Félicité
de Katherine Mansfield

critiqué par Sahkti, le 22 août 2009
(Genève - 50 ans)


La note:  étoiles
Bonheur absolu, mais jusqu'où ?
Vous est-il déjà arrivé de vous sentir, à un moment donné, tellement heureux que cela ressemblait à de l'ivresse, voire de la folie ?
C'est ce qui arrive à Bertha Young, jeune femme à la vie bien rangée et au mariage sans soucis, qui ressent plusieurs fois au cours d'une journée des moments d'intense passion, de bonheur absolu. Au point de parfois culpabiliser - ô si peu - et se demander si tout cela est normal. Se sachant incomprise des autres lorsqu'elle évoque ces instants de pure volupté, elle conserve tout cela au creux d'elle-même, ce qui ne fait que renforcer cette sensation d'étouffement qui s'empare d'elle en même temps que cette extase temporaire.

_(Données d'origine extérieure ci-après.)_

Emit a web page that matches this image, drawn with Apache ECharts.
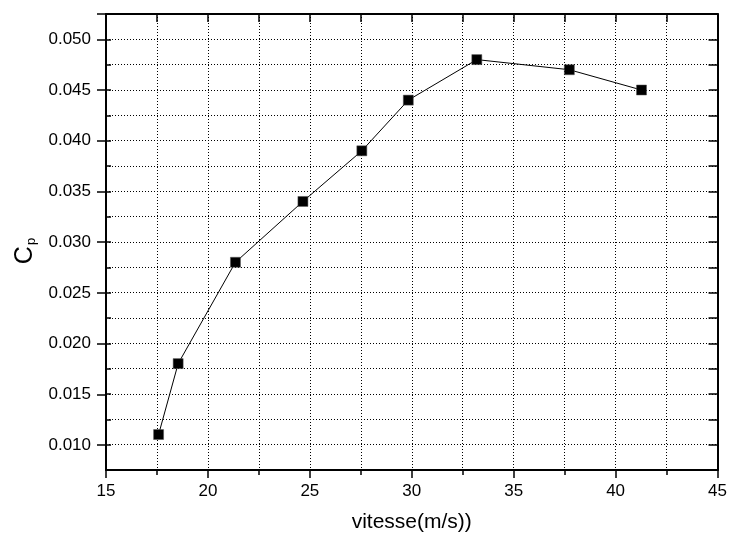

Lors d'une soirée organisée avec des amis chers, le sentiment réapparaît et Bertha réalise qu'une des convives vit la même chose qu'elle. Ce qu'elle prend pour une affection commune, voire une complicité en devenir, va se révéler l'objet d'une terrible souffrance.

Ce personnage de Bertha est étonnant de passion et d'insouciance juvénile. Au diable les conventions, elle veut être heureuse et savoure l'instant présent. Son bonheur n'est parfait que lorsque tous les éléments heureux qui composent sa vie y retrouvent leur place, laissant ainsi à son coeur tout le loisir de les admirer.

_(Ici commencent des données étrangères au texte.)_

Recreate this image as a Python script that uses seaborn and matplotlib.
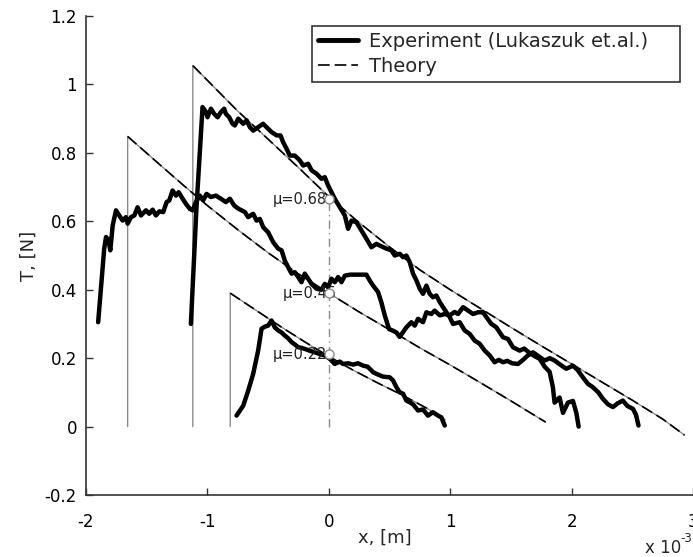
import matplotlib
matplotlib.use("Agg")
import matplotlib.pyplot as plt
import pandas as pd
import seaborn as sns
from matplotlib.lines import Line2D
from matplotlib.ticker import FuncFormatter

# ---------------- data (x in units of 1e-3 m, T in N) ----------------
# theory curves (start of each curve is the contact point)
theory1_x = [-1.12, -0.75, -0.5, -0.25, 0.0, 0.25, 0.5, 0.75, 1.0,
             1.25, 1.5, 1.75, 2.0, 2.25, 2.5, 2.75, 2.93]
theory1_y = [1.055, 0.922, 0.840, 0.757, 0.672, 0.596, 0.525, 0.458, 0.400,
             0.345, 0.290, 0.236, 0.183, 0.130, 0.077, 0.022, -0.025]

theory2_x = [-1.657, -1.4, -1.2, -1.0, -0.738, -0.5, -0.25, 0.0, 0.25,
             0.5, 0.75, 1.0, 1.25, 1.5, 1.786]
theory2_y = [0.848, 0.768, 0.706, 0.646, 0.572, 0.508, 0.446, 0.39, 0.335,
             0.283, 0.23, 0.18, 0.128, 0.075, 0.013]

theory3_x = [-0.812, -0.6, -0.4, -0.2, 0.0, 0.2, 0.4, 0.6, 0.8, 0.96]
theory3_y = [0.39, 0.34, 0.293, 0.248, 0.205, 0.165, 0.128, 0.093, 0.055, 0.02]

# experiment (Lukaszuk et al.)
expA_x = [-1.136, -1.090, -1.040, -1.013, -0.999, -0.971, -0.944, -0.916, -0.889, -0.862,
          -0.848, -0.820, -0.793, -0.774, -0.746, -0.705, -0.677, -0.650, -0.623, -0.582,
          -0.541, -0.513, -0.472, -0.430, -0.398, -0.376, -0.348, -0.321, -0.280, -0.239,
          -0.211, -0.170, -0.142, -0.101, -0.060, -0.033, -0.006, 0.049, 0.091, 0.132,
          0.159, 0.187, 0.228, 0.269, 0.310, 0.351, 0.392, 0.420, 0.475, 0.516,
          0.543, 0.584, 0.612, 0.639, 0.667, 0.694, 0.722, 0.749, 0.776, 0.804,
          0.831, 0.858, 0.886, 0.914, 0.941, 0.969, 0.996, 1.023, 1.078, 1.119,
          1.160, 1.202, 1.243, 1.284, 1.325, 1.366, 1.400, 1.435, 1.470, 1.510,
          1.558, 1.600, 1.640, 1.682, 1.730, 1.778, 1.820, 1.860, 1.910, 1.956,
          2.011, 2.050, 2.093, 2.134, 2.175, 2.220, 2.258, 2.300, 2.340, 2.380,
          2.422, 2.460, 2.505, 2.530, 2.551]
expA_y = [0.300, 0.640, 0.934, 0.920, 0.904, 0.929, 0.914, 0.904, 0.919, 0.929,
          0.914, 0.904, 0.885, 0.880, 0.900, 0.885, 0.895, 0.875, 0.865, 0.875,
          0.885, 0.875, 0.861, 0.851, 0.851, 0.831, 0.812, 0.792, 0.792, 0.778,
          0.763, 0.768, 0.749, 0.739, 0.724, 0.729, 0.705, 0.666, 0.641, 0.617,
          0.578, 0.602, 0.597, 0.573, 0.549, 0.524, 0.534, 0.529, 0.520, 0.515,
          0.500, 0.505, 0.495, 0.500, 0.480, 0.447, 0.427, 0.403, 0.388, 0.412,
          0.388, 0.378, 0.383, 0.364, 0.349, 0.334, 0.320, 0.300, 0.305, 0.281,
          0.271, 0.251, 0.242, 0.222, 0.208, 0.188, 0.195, 0.188, 0.192, 0.185,
          0.183, 0.195, 0.208, 0.217, 0.205, 0.193, 0.200, 0.193, 0.180, 0.169,
          0.178, 0.165, 0.144, 0.125, 0.115, 0.100, 0.081, 0.065, 0.057, 0.068,
          0.076, 0.060, 0.052, 0.035, 0.003]

expB_x = [-1.900, -1.850, -1.835, -1.815, -1.800, -1.780, -1.753, -1.726, -1.698, -1.671,
          -1.657, -1.630, -1.602, -1.575, -1.547, -1.506, -1.479, -1.451, -1.424, -1.396,
          -1.364, -1.336, -1.314, -1.287, -1.259, -1.237, -1.204, -1.177, -1.144, -1.122,
          -1.095, -1.062, -1.035, -1.007, -0.971, -0.930, -0.889, -0.848, -0.815, -0.779,
          -0.746, -0.691, -0.664, -0.623, -0.595, -0.568, -0.541, -0.500, -0.458, -0.417,
          -0.389, -0.362, -0.335, -0.307, -0.280, -0.252, -0.225, -0.198, -0.170, -0.142,
          -0.101, -0.060, -0.033, -0.006, 0.022, 0.049, 0.077, 0.104, 0.132, 0.173,
          0.310, 0.337, 0.365, 0.406, 0.433, 0.461, 0.496, 0.530, 0.557, 0.584,
          0.639, 0.680, 0.708, 0.735, 0.776, 0.804, 0.845, 0.872, 0.914, 0.955,
          0.996, 1.037, 1.064, 1.106, 1.147, 1.188, 1.229, 1.270, 1.298, 1.339,
          1.380, 1.435, 1.476, 1.517, 1.572, 1.610, 1.654, 1.700, 1.737, 1.778,
          1.819, 1.846, 1.860, 1.901, 1.929, 1.970, 2.011, 2.039, 2.058]
expB_y = [0.305, 0.520, 0.554, 0.545, 0.515, 0.588, 0.632, 0.617, 0.602, 0.612,
          0.593, 0.612, 0.617, 0.641, 0.617, 0.632, 0.622, 0.634, 0.617, 0.629,
          0.627, 0.656, 0.661, 0.690, 0.675, 0.685, 0.666, 0.651, 0.636, 0.632,
          0.656, 0.675, 0.661, 0.680, 0.671, 0.675, 0.666, 0.656, 0.666, 0.646,
          0.637, 0.627, 0.612, 0.622, 0.602, 0.607, 0.583, 0.568, 0.539, 0.520,
          0.515, 0.485, 0.466, 0.447, 0.451, 0.437, 0.422, 0.447, 0.432, 0.417,
          0.403, 0.400, 0.417, 0.407, 0.432, 0.422, 0.437, 0.422, 0.441, 0.444,
          0.444, 0.427, 0.412, 0.393, 0.363, 0.325, 0.285, 0.280, 0.275, 0.262,
          0.290, 0.305, 0.295, 0.315, 0.305, 0.334, 0.329, 0.339, 0.325, 0.329,
          0.325, 0.335, 0.329, 0.349, 0.339, 0.329, 0.334, 0.334, 0.320, 0.300,
          0.290, 0.261, 0.256, 0.232, 0.222, 0.228, 0.215, 0.205, 0.198, 0.175,
          0.160, 0.115, 0.070, 0.085, 0.040, 0.070, 0.075, 0.040, 0.000]

expC_x = [-0.760, -0.705, -0.664, -0.623, -0.582, -0.554, -0.527, -0.500, -0.472, -0.445,
          -0.417, -0.390, -0.362, -0.335, -0.307, -0.280, -0.252, -0.225, -0.198, -0.160,
          -0.115, -0.075, -0.033, 0.008, 0.049, 0.090, 0.118, 0.160, 0.200, 0.240,
          0.283, 0.320, 0.365, 0.392, 0.447, 0.502, 0.529, 0.557, 0.585, 0.612,
          0.639, 0.667, 0.694, 0.735, 0.776, 0.817, 0.858, 0.900, 0.927, 0.955]
expC_y = [0.032, 0.061, 0.105, 0.154, 0.222, 0.286, 0.292, 0.295, 0.310, 0.290,
          0.281, 0.275, 0.266, 0.258, 0.247, 0.240, 0.232, 0.230, 0.227, 0.222,
          0.217, 0.212, 0.208, 0.198, 0.183, 0.190, 0.183, 0.185, 0.181, 0.185,
          0.178, 0.175, 0.159, 0.154, 0.146, 0.144, 0.135, 0.115, 0.100, 0.096,
          0.076, 0.071, 0.065, 0.047, 0.050, 0.032, 0.042, 0.032, 0.027, 0.003]

# friction coefficient markers at x = 0
mu_labels = ["\u03bc=0.68", "\u03bc=0.45", "\u03bc=0.22"]
mu_x = [0.0, 0.0, 0.0]
mu_y = [0.665, 0.39, 0.212]
mu_label_x = [-0.46, -0.38, -0.46]

x_ticks = [-2, -1, 0, 1, 2, 3]
y_ticks = [-0.2, 0, 0.2, 0.4, 0.6, 0.8, 1.0, 1.2]

# ---------------- figure ----------------
sns.set_theme(style="white")
plt.rcParams["font.family"] = ["DejaVu Sans"]
plt.rcParams["axes.unicode_minus"] = False

W, H = 693, 557
fig = plt.figure(figsize=(W / 100, H / 100), dpi=100)
ax = fig.add_axes([86 / W, (H - 495) / H, 607 / W, 479 / H])

GREY = "#8a8a8a"
DASH = (0, (7, 3))

# theory: grey contact line + curve, black dashed curve
for tx, ty in [(theory1_x, theory1_y), (theory2_x, theory2_y), (theory3_x, theory3_y)]:
    sns.lineplot(x=[tx[0]] + tx, y=[0.0] + ty, sort=False, estimator=None,
                 color=GREY, lw=1.0, ax=ax, zorder=2)
    sns.lineplot(x=tx, y=ty, sort=False, estimator=None,
                 color="black", lw=1.2, linestyle=DASH, ax=ax, zorder=3)

# dash-dot reference at x = 0
sns.lineplot(x=[0.0, 0.0], y=[0.0, max(mu_y)], sort=False, estimator=None,
             color=GREY, lw=1.0, linestyle=(0, (6, 3, 1, 3)), ax=ax, zorder=2)

# experiment
exp_df = pd.concat([
    pd.DataFrame({"x": expA_x, "y": expA_y, "curve": "A"}),
    pd.DataFrame({"x": expB_x, "y": expB_y, "curve": "B"}),
    pd.DataFrame({"x": expC_x, "y": expC_y, "curve": "C"}),
])
sns.lineplot(data=exp_df, x="x", y="y", units="curve", estimator=None, sort=False,
             color="black", lw=3.2, ax=ax, zorder=4, legend=False)

# mu markers and labels
sns.scatterplot(x=mu_x, y=mu_y, marker="o", s=42, facecolor="white",
                edgecolor=GREY, linewidth=1.0, ax=ax, zorder=6, legend=False)
for lx, ly, lab in zip(mu_label_x, mu_y, mu_labels):
    ax.text(lx, ly, lab, ha="left", va="center", fontsize=10.5,
            color="#222222", zorder=5)

# axes styling
ax.set_xlim(-2, 3)
ax.set_ylim(-0.2, 1.2)
ax.set_xticks(x_ticks)
ax.set_yticks(y_ticks)
fmt = FuncFormatter(lambda v, p: ("%g" % round(v, 3)))
ax.xaxis.set_major_formatter(fmt)
ax.yaxis.set_major_formatter(fmt)
ax.tick_params(direction="in", length=5, width=1.0, color="#333333",
               labelcolor="black", labelsize=12, bottom=True, left=True,
               top=False, right=False)
ax.tick_params(axis="x", pad=13)
ax.tick_params(axis="y", pad=6.5)
for s in ["top", "right"]:
    ax.spines[s].set_visible(False)
for s in ["left", "bottom"]:
    ax.spines[s].set_color("#333333")
    ax.spines[s].set_linewidth(1.2)
ax.grid(False)

ax.set_xlabel("x, [m]", fontsize=13)
ax.set_ylabel("T, [N]", fontsize=13)
ax.xaxis.set_label_coords(0.4926, -0.071)
ax.yaxis.set_label_coords(-0.08, 0.5)

# axis multiplier note
fig.text(645 / W, 4 / H, "x 10", ha="left", va="baseline", fontsize=12)
fig.text(680 / W, 15 / H, "-3", ha="left", va="baseline", fontsize=8.5)

# legend
handles = [Line2D([], [], color="black", lw=3.5),
           Line2D([], [], color="black", lw=1.2, linestyle=DASH)]
leg = ax.legend(handles, ["Experiment (Lukaszuk et.al.)", "Theory"],
                loc="upper left", bbox_to_anchor=(0.372, 0.848, 0.607, 0.131),
                mode="expand", borderaxespad=0, fontsize=14, handlelength=2.1,
                handletextpad=0.55, labelspacing=0.3, borderpad=0.3,
                fancybox=False, framealpha=1, edgecolor="#333333")
leg.get_frame().set_linewidth(1.2)
leg.set_zorder(10)

fig.savefig("out.png", dpi=100)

Le lecteur s'attache à elle, tout en éprouvant ceci dit de temps à autre une pointe d'agacement face à tant d'enthousiasme mais comme souvent chez Katherine Mansfield, le bonheur cache quelque chose, en particulier lorsqu'il paraît immuable. C'est encore le cas ici.
Un récit qui se lit avec fluidité et facilité, tel un long fleuve qui s'écoulerait tranquillement jusqu'au rapides.
Katherine Mansfield est dotée d'une belle plume, efficace pour dépeindre les travers de nos consciences passives et nos existences faites d'apparences. Moins caustique que Wharton ou Woolf, je l'ai déjà dit, mais tout aussi douée pour parler des autres et de la société bourgeoise dans laquelle se déroulents ses récits.